- Genre: News Politics
- Presented by: Chris Matthews
- Country of origin: United States
- Original language: English

Production
- Production company: NBC News

Original release
- Network: First-run syndication
- Release: September 22, 2002 – July 21, 2013

= The Chris Matthews Show =

The Chris Matthews Show was a half-hour weekend news and political round table program produced by NBC News. It was taped in Washington, D.C., and nationally syndicated by NBCUniversal Television Distribution. The program debuted on September 22, 2002 and its final episode aired July 21, 2013.

The program usually aired on Sunday mornings before or after the Sunday morning talk shows, usually on NBC affiliates, CW affiliates or their sister stations

The Chris Matthews Show also aired on WB affiliates from 2002 to 2006.

Chris Matthews served as the program’s moderator and was joined each week by a rotating group of four journalists. Either Andrea Mitchell or Chuck Todd, both of NBC News, would occasionally sit in for him.

Although Matthews was also the host of MSNBC’s Hardball with Chris Matthews, the two programs shared no common staff outside of Matthews or editorial input, besides being recorded at NBC’s Washington facility. The program converted to a high-definition presentation in April 2013.

On April 30, 2013, Matthews announced he would end the show to focus more on Hardball and writing books. The last show aired July 21.

== Program format ==
Each 30-minute program featured an opening roundtable-style discussion segment, usually on a major news story of the week; a second discussion segment often focusing on presidential politics and occasionally on cultural topics; a third segment called “Tell Me Something I Don't Know,” where the four panelists reported to Matthews new information they had gleaned from their reporting.

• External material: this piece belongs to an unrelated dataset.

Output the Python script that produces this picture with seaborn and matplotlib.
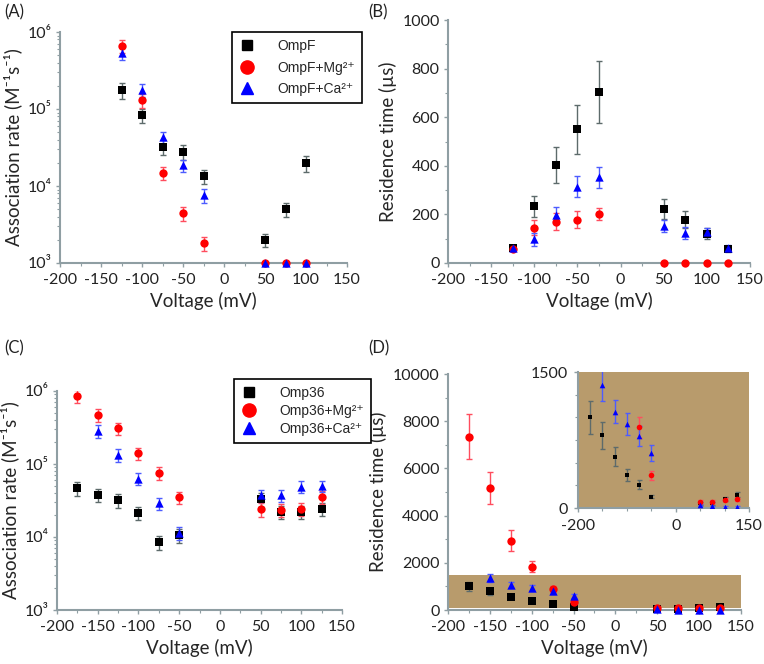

During the program, Matthews would “take a look at the Matthews Meter,” a survey taken by twelve of the show’s regular panelists. The question would generally be of the yes/no variety, such as “Who stands to be the better debater, President Obama or Mitt Romney?”

In 2007, the show introduced the segment “The Big Question,” in which Matthews asked the four panelists a Matthews-meter-type question. This segment closed the show.

== Regular panelists ==
Reporters who regularly appeared on the program included:

Andrea Mitchell, Kelly O'Donnell, and Pete Williams (NBC News); Gloria Borger (CNN); Katty Kay (BBC); Michele Norris (NPR); David Brooks, Helene Cooper and Elisabeth Bumiller (The New York Times); Clarence Page (Chicago Tribune); Major Garrett (CBS News); Gillian Tett (Financial Times); John Heilemann (New York); Howard Fineman (Huffington Post); Andrew Sullivan (The Daily Beast and Atlantic Monthly); Joe Klein (Time); Michael Duffy (Time); Kathleen Parker (Washington Post); David Ignatius (Washington Post); and Dan Rather (AXS TV).